Subject: Strange userland trap after cpu_lwp_exit
To: None <tech-kern@NetBSD.org>
From: Martin Husemann <martin@duskware.de>
List: tech-kern
Date: 09/10/2006 19:02:58
Folks,

I'm a bit puzzled by some debuging "results" I see and would like to solicit
hints for further debugging.

I have a SMP machine (where SMP is not working well yet, so there certainly
are bugs, and they sure are all my fault). This arch does lazy fpu saving.
Now I see the following, strange sequence of events:

  - a new lwp is created, cpu_lwp_fork is called, finds the parent lwp
    to have valid FPU state, and copies that state over to the new lwp
  - time passes, fpustate is saved, restored several times
  [all the above happens on various cpus]
  - on one cpu I get a call to cpu_lwp_free.
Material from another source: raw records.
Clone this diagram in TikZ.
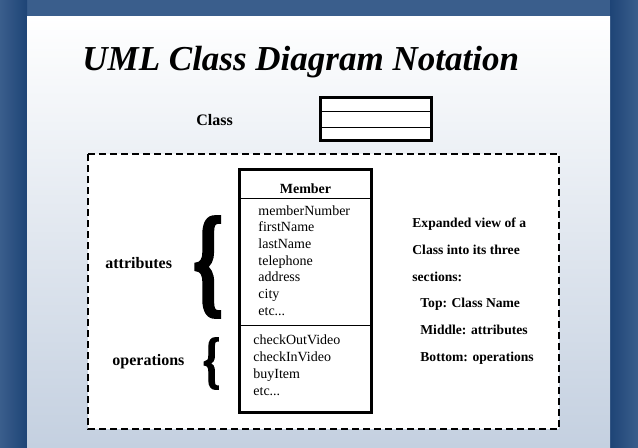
\documentclass[tikz,border=0pt]{standalone}
\usepackage{fontspec}
\setmainfont{Liberation Serif}
\newfontfamily\bracefont[FakeBold=3]{Liberation Serif Bold}
\usepackage{graphicx}
\definecolor{frameblue}{RGB}{58,94,140}
\definecolor{framedark}{RGB}{30,68,118}
\definecolor{paleblue}{RGB}{196,208,224}
\tikzset{
 boxline/.style={line width=1.5pt},
 thinline/.style={line width=0.5pt},
 lbl/.style={font=\bfseries\fontsize{8}{9.6}\selectfont,anchor=base west,inner sep=0pt},
 item/.style={font=\fontsize{7}{8.4}\selectfont,anchor=base west,inner sep=0pt},
 note/.style={font=\bfseries\fontsize{6.8}{8}\selectfont,anchor=base west,inner sep=0pt},
 brace/.style={font=\bracefont,inner sep=0pt},
}
\begin{document}
\begin{tikzpicture}[x=0.5pt,y=-0.5pt]
 \useasboundingbox (0,0) rectangle (638,447);
 \fill[frameblue] (0,0) rectangle (638,447); %枠
 \shade[left color=frameblue,right color=framedark] (0,0) rectangle (27,447); %左の枠
 \shade[left color=framedark,right color=frameblue] (610,0) rectangle (638,447); %右の枠
 \shade[top color=white,bottom color=paleblue] (27,16) rectangle (610,447); %背景
 \node[font=\bfseries\itshape\fontsize{17.5}{21}\selectfont,anchor=base west,inner sep=0pt] (title) at (82,70) {UML Class Diagram Notation}; %題
 \node[lbl] (classlbl) at (196,125) {Class};
 \draw[boxline,fill=white] (320.5,97.5) rectangle (431.5,140.5); %小さいクラス
 \draw[thinline] (320.5,111)--(431.5,111);
 \draw[thinline] (320.5,127)--(431.5,127);
 \draw[line width=1pt,dash pattern=on 3.5pt off 2pt,fill=white] (88,154) rectangle (559,429); %点線の枠
 \draw[boxline] (239.5,169.5) rectangle (371.5,412.5); %Member
 \draw[thinline] (239.5,198)--(371.5,198);
 \draw[thinline] (239.5,325)--(371.5,325);
 \node[font=\bfseries\fontsize{7}{8.4}\selectfont,inner sep=0pt] (member) at (305.5,189) {Member};
 \node[item] (attr1) at (258,215) {memberNumber}; %属性
 \node[item] (attr2) at (258,231.7) {firstName};
 \node[item] (attr3) at (258,248.4) {lastName};
 \node[item] (attr4) at (258,265) {telephone};
 \node[item] (attr5) at (258,281.8) {address};
 \node[item] (attr6) at (258,298.5) {city};
 \node[item] (attr7) at (258,315.2) {etc...};
 \node[item] (op1) at (253,344.5) {checkOutVideo}; %操作
 \node[item] (op2) at (253,361.5) {checkInVideo};
 \node[item] (op3) at (253,378.5) {buyItem};
 \node[item] (op4) at (253,395.5) {etc...};
 \node[lbl] (attrlbl) at (105,268) {attributes};
 \node[lbl] (oplbl) at (112,365) {operations};
 \node[brace] (attrbrace) at (208,267) {\resizebox*{15pt}{50pt}{\{}}; %大きい括弧
 \node[brace] (opbrace) at (211.5,363.5) {\resizebox*{8.5pt}{25.5pt}{\{}}; %小さい括弧
 \node[note] (note1) at (412,227.5) {Expanded view of a}; %説明
 \node[note] (note2) at (412,254.3) {Class into its three};
 \node[note] (note3) at (412,281) {sections:};
 \node[note] (note4) at (420,307.8) {Top: Class Name};
 \node[note] (note5) at (420,334.6) {Middle: attributes};
 \node[note] (note6) at (420,361.4) {Bottom: operations};
\end{tikzpicture}
\end{document}
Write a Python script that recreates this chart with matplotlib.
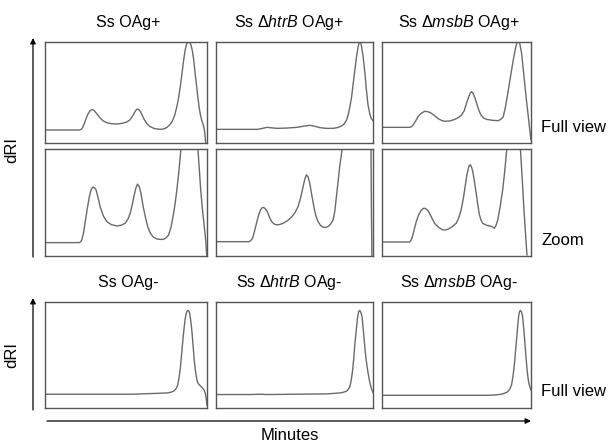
import numpy as np
import matplotlib.pyplot as plt

plt.rcParams['font.family'] = ['Liberation Sans', 'DejaVu Sans']
plt.rcParams['mathtext.fontset'] = 'custom'
plt.rcParams['mathtext.rm'] = 'Liberation Sans'
plt.rcParams['mathtext.it'] = 'Liberation Sans:italic'

# --- data (x: % of run window, y: % of panel height) ---
# row 1, full view (OAg+)
x_wt_full = [0, 21.6, 22.5, 23.3, 24.3, 25.4, 26.4, 27.4, 28.3, 29.3, 30.2, 31.1, 34, 36, 38.1, 41, 44.3,
             47.5, 50.5, 52.2, 53.6, 54.8, 55.7, 56.4, 57.1, 57.9, 58.8, 60, 61.2, 63, 64.9, 67.5, 71.1,
             73.5, 75.3, 77, 78.4, 80, 81.4, 82.5, 83.5, 84.5, 85.6, 86.4, 87.2, 88, 88.7, 89.4, 90.1,
             91, 91.8, 92.6, 93.4, 94.3, 95.1, 95.7, 96.3, 96.9, 97.5, 98, 98.4, 98.8, 99.2]
y_wt_full = [12.9, 12.9, 13.6, 15.5, 19.5, 24.4, 28.3, 31, 32.5, 33, 32.4, 30.7, 24.8, 21.8, 20.1, 19.1, 18.8,
             19.4, 20.8, 22.6, 25.4, 28.8, 31.4, 33, 33.7, 33, 31.4, 27.5, 23.4, 19, 16.2, 14.3, 13.5,
             14, 15.5, 18, 21.1, 27, 36, 45, 55.8, 68, 82.2, 91, 97, 100, 100.7, 99.5, 97,
             91, 82.2, 70, 59.1, 46, 36, 30, 25.4, 21.5, 18.8, 16, 12.9, 7, 0]

x_htrb_full = [0, 26.3, 29, 32.6, 35.5, 38.9, 45, 51.6, 56, 60, 63, 66.3, 70, 74.7, 77.5, 80, 81.7, 83.2,
               84.3, 85.3, 86.4, 87.4, 88.5, 89.5, 90.5, 91.2, 91.6, 92.1, 92.8, 93.7, 94.8, 95.8, 96.8,
               97.9, 98.8, 100]
y_htrb_full = [13.5, 13.5, 14.3, 15.5, 15, 14.5, 14.8, 15.5, 16.7, 17.5, 16.5, 15.2, 14.5, 14.5, 15.3, 16.8,
               19, 22.8, 28.5, 36, 46, 59.1, 73, 85.5, 95, 99.5, 101, 99.5, 95, 85.5, 70, 52.5, 38,
               29.4, 24.5, 22]

x_msbb_full = [0, 18.6, 19.8, 20.9, 22.5, 24.2, 26.5, 28.7, 31, 33.2, 35.5, 37.7, 40, 42.2, 45.5, 48.9,
               51.3, 53.4, 55.2, 56.7, 58, 59.2, 60.1, 61, 62.3, 63.5, 65, 66.4, 68.2, 70.2, 74, 78,
               79.8, 81.4, 82.9, 84.8, 86.5, 88.1, 89.5, 90.6, 91.5, 92.4, 93.7, 94.8, 96, 97.1, 98.2,
               99.1, 100]
y_msbb_full = [15.5, 15.5, 16.2, 17.8, 21.5, 26.1, 29.6, 31.4, 30.9, 29.4, 26.8, 24.1, 22.3, 21.5, 21.8, 23.4,
               25.2, 27.7, 32, 39.3, 45, 49.5, 50.8, 49.5, 45, 39.3, 32.5, 27.7, 24.8, 23.4, 22.5, 22.1,
               23.5, 26.1, 36, 52.5, 68, 82.2, 93, 99.5, 101.5, 99, 88.8, 73, 55.8, 40, 26.1,
               14, 3]

# row 2, zoom (OAg+); values above 100 run off the top of the panel
x_wt_zoom = [0, 21.2, 22, 22.7, 23.7, 24.7, 26, 27.4, 28.5, 29.5, 30.5, 31.5, 32.7, 34, 36, 38.1, 41,
             44.3, 47, 49.5, 51.2, 52.6, 54, 55.1, 56.2, 57.1, 58.1, 59.2, 60.5, 61.9, 63.4, 65, 67,
             69.1, 71, 73.2, 74.8, 76.3, 77.8, 79.4, 80.4, 81.4, 82.5, 83.5, 84.5, 88.7, 94.5, 95.3,
             96.1, 97.1, 98.1, 98.7, 99.2, 99.8]
y_wt_zoom = [12.5, 12.5, 13.3, 15, 21, 30.6, 43.5, 55.6, 62, 64.4, 63.8, 61.9, 55, 46.3, 37.5, 32.2, 29.3,
             28.1, 28.7, 30.6, 34.5, 40, 49, 57.2, 64, 67.2, 65, 58.8, 47, 36.9, 27.5, 21.3, 17.5,
             15.9, 15.5, 15.6, 17, 19.7, 27, 40, 50, 61.9, 77, 93.1, 110, 240, 97.8, 80,
             61.9, 45, 30.6, 22, 15, 0.9]

x_htrb_zoom = [0, 21.2, 22.2, 23.3, 24.5, 25.8, 27.1, 28.4, 29.5, 30.5, 31.5, 32.6, 34, 35.4, 37, 38.6,
               40.7, 42.8, 45.5, 48.1, 50.3, 52.3, 54, 55.5, 56.6, 57.6, 58.6, 59.7, 61, 62.3, 63.6, 65,
               66.6, 68.2, 69.8, 71.4, 73, 74.6, 75.7, 76.7, 77.8, 78.8, 80.3, 82, 91.6, 98.5, 99, 99.3]
y_htrb_zoom = [13.4, 13.4, 14.5, 16.6, 23, 30.6, 38, 43.1, 45.3, 45.3, 44, 41.6, 36.5, 32.2, 30, 29.1,
               29.5, 30.6, 33, 36.3, 40.5, 46.3, 55, 65, 72, 75.9, 74, 68.1, 57, 46.3, 37.5, 32.2,
               28.5, 26.9, 26.7, 27.5, 29.8, 33.8, 42, 55.6, 70, 83.8, 99.4, 200, 1200, 150, 40, 0]

x_msbb_zoom = [0, 18.5, 19.3, 20.1, 21.5, 23, 24.6, 26.3, 27.5, 28.6, 30, 31.3, 33.3, 35.3, 38, 40.8,
               42.5, 44.2, 47, 49.8, 51.5, 53.1, 54.5, 55.8, 57, 58, 58.6, 59.2, 60, 60.9, 62, 63.2,
               64.3, 65.4, 66.5, 67.6, 70, 72.1, 73.8, 75.4, 76.5, 77.7, 79.3, 81, 82.2, 83.3, 84.4,
               91.5, 92.9, 94.4, 95.2, 96, 96.7, 97.3]
y_msbb_zoom = [13.1, 13.1, 14.3, 16.6, 24, 32.2, 38.5, 42.5, 44.3, 44.7, 43.6, 41.6, 36, 30.6, 26.7, 24.4,
               24.3, 25, 27.3, 30.6, 35.5, 43.1, 53, 65, 76, 82.2, 84.5, 85.3, 83.5, 79.1, 70, 58.8,
               48, 38.4, 33.5, 30.6, 28.8, 28.1, 27.5, 25.9, 28.5, 33.8, 46, 61.9, 77, 93.1, 110,
               190, 100, 65, 45, 27.5, 13, 1]

# row 3, full view (OAg-)
x_wt_neg = [0, 54.6, 58.8, 67, 75.3, 77.5, 79.4, 80.8, 81.9, 82.7, 83.5, 84.4, 85.2, 85.9, 86.6, 87.3,
            88, 88.7, 89.3, 90, 90.7, 91.5, 92.2, 93, 93.8, 94.6, 95.5, 96.5, 97.5, 98.3, 99, 99.5, 100]
y_wt_neg = [13, 13, 13.3, 13.7, 14.2, 14.8, 15.8, 18, 21.5, 28, 37.3, 52, 65.8, 76, 84.8, 90,
            92.1, 91.5, 89.6, 82, 72.2, 57, 43.7, 33.5, 26.3, 23, 21.5, 20, 18.4, 16.5, 13.6, 9, 2.5]

x_htrb_neg = [0, 21.8, 28.1, 32.3, 50, 70.4, 78.9, 81, 83.1, 84.2, 85.2, 86, 86.9, 87.7, 88.4, 89.3,
              90.1, 90.8, 91.5, 92.2, 93, 93.6, 94.3, 95, 95.8, 96.7, 97.5, 98.2, 99, 100]
y_htrb_neg = [12.7, 12.7, 13, 12.7, 13, 13.3, 14.2, 14.8, 15.8, 17.5, 19.9, 25, 34.2, 46, 59.5, 73,
              84.8, 90.5, 92.1, 90.5, 86.4, 77, 65.8, 54, 43.7, 34.5, 27.8, 22.5, 18.4, 14.6]

x_msbb_neg = [0, 70.8, 76, 79.8, 82, 84.3, 85.7, 86.9, 87.9, 88.8, 89.7, 90.6, 91.1, 91.7, 92.2, 92.8,
              93.5, 94.2, 94.8, 95.5, 96.2, 96.9, 97.5, 98.2, 98.9, 99.6, 100]
y_msbb_neg = [12, 12, 12.3, 12.9, 13.8, 15.2, 17.8, 21.5, 30, 40.5, 55, 69, 78, 86.4, 90.5, 92.1,
              91, 88, 80, 69, 56, 43.7, 34, 26.3, 21.5, 18.4, 16.8]

traces = [
    [(x_wt_full, y_wt_full), (x_htrb_full, y_htrb_full), (x_msbb_full, y_msbb_full)],
    [(x_wt_zoom, y_wt_zoom), (x_htrb_zoom, y_htrb_zoom), (x_msbb_zoom, y_msbb_zoom)],
    [(x_wt_neg, y_wt_neg), (x_htrb_neg, y_htrb_neg), (x_msbb_neg, y_msbb_neg)],
]
titles_pos = ['Ss OAg+', r'Ss $\Delta$$\it{htrB}$ OAg+', r'Ss $\Delta$$\it{msbB}$ OAg+']
titles_neg = ['Ss OAg-', r'Ss $\Delta$$\it{htrB}$ OAg-', r'Ss $\Delta$$\it{msbB}$ OAg-']
row_labels = ['Full view', 'Zoom', 'Full view']

W, H = 612, 443
fig = plt.figure(figsize=(W / 100, H / 100), dpi=100)

# panel frames in pixels (left, right) and (top, bottom)
cols = [(45, 207), (216, 373), (382, 531)]
rows = [(42, 143), (149, 256), (302, 408)]
title_x = [128, 289, 459]
FS_TITLE = 11.5
FS_LABEL = 12


def fx(px):
    return px / W


def fy(py):
    return 1 - py / H


for r, (top, bot) in enumerate(rows):
    for c, (left, right) in enumerate(cols):
        ax = fig.add_axes([fx(left), fy(bot), (right - left) / W, (bot - top) / H])
        xs, ys = traces[r][c]
        ax.plot(xs, ys, color='#6a6a6a', lw=1.0)
        ax.set_xlim(0, 100)
        ax.set_ylim(0, 100)
        ax.set_xticks([])
        ax.set_yticks([])
        for s in ax.spines.values():
            s.set_color('#555555')
            s.set_linewidth(1.0)
    fig.text(fx(541), fy(bot - 16), row_labels[r], fontsize=FS_LABEL, ha='left', va='center')

for c in range(3):
    fig.text(fx(title_x[c]), fy(23), titles_pos[c], fontsize=FS_TITLE, ha='center', va='center')
    fig.text(fx(title_x[c]), fy(283), titles_neg[c], fontsize=FS_TITLE, ha='center', va='center')

arrow = dict(arrowstyle='-|>', color='black', lw=0.9, mutation_scale=8, shrinkA=0, shrinkB=0)
fig.add_artist(plt.matplotlib.patches.FancyArrowPatch((fx(33), fy(257)), (fx(33), fy(38)),
                                                       transform=fig.transFigure, **arrow))
fig.add_artist(plt.matplotlib.patches.FancyArrowPatch((fx(33), fy(410)), (fx(33), fy(298)),
                                                       transform=fig.transFigure, **arrow))
fig.add_artist(plt.matplotlib.patches.FancyArrowPatch((fx(47), fy(421)), (fx(531), fy(421)),
                                                       transform=fig.transFigure, **arrow))

fig.text(fx(12), fy(150), 'dRI', fontsize=FS_LABEL, rotation=90, ha='center', va='center')
fig.text(fx(12), fy(355), 'dRI', fontsize=FS_LABEL, rotation=90, ha='center', va='center')
fig.text(fx(290), fy(435), 'Minutes', fontsize=FS_LABEL, ha='center', va='center')

fig.savefig('out.png', dpi=100)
The save fpu state is marked
    invalid
  - on another cpu I get a userland FPU-not-enabled fault for this same lwp,
    which now would access the invalid fpu state

I can not see how anything in userland could run once some lwp hass passed
through cpu_lwp_free - any ideas what is wrong here?

I only came up with radical ones (like "sheduler lock is not working, but 
I'm pretty sure the simple_lock code is ok), or the ones I don't want to
hear: something is wrong in the locore scheduler related functions.

Any other ideas?

Martin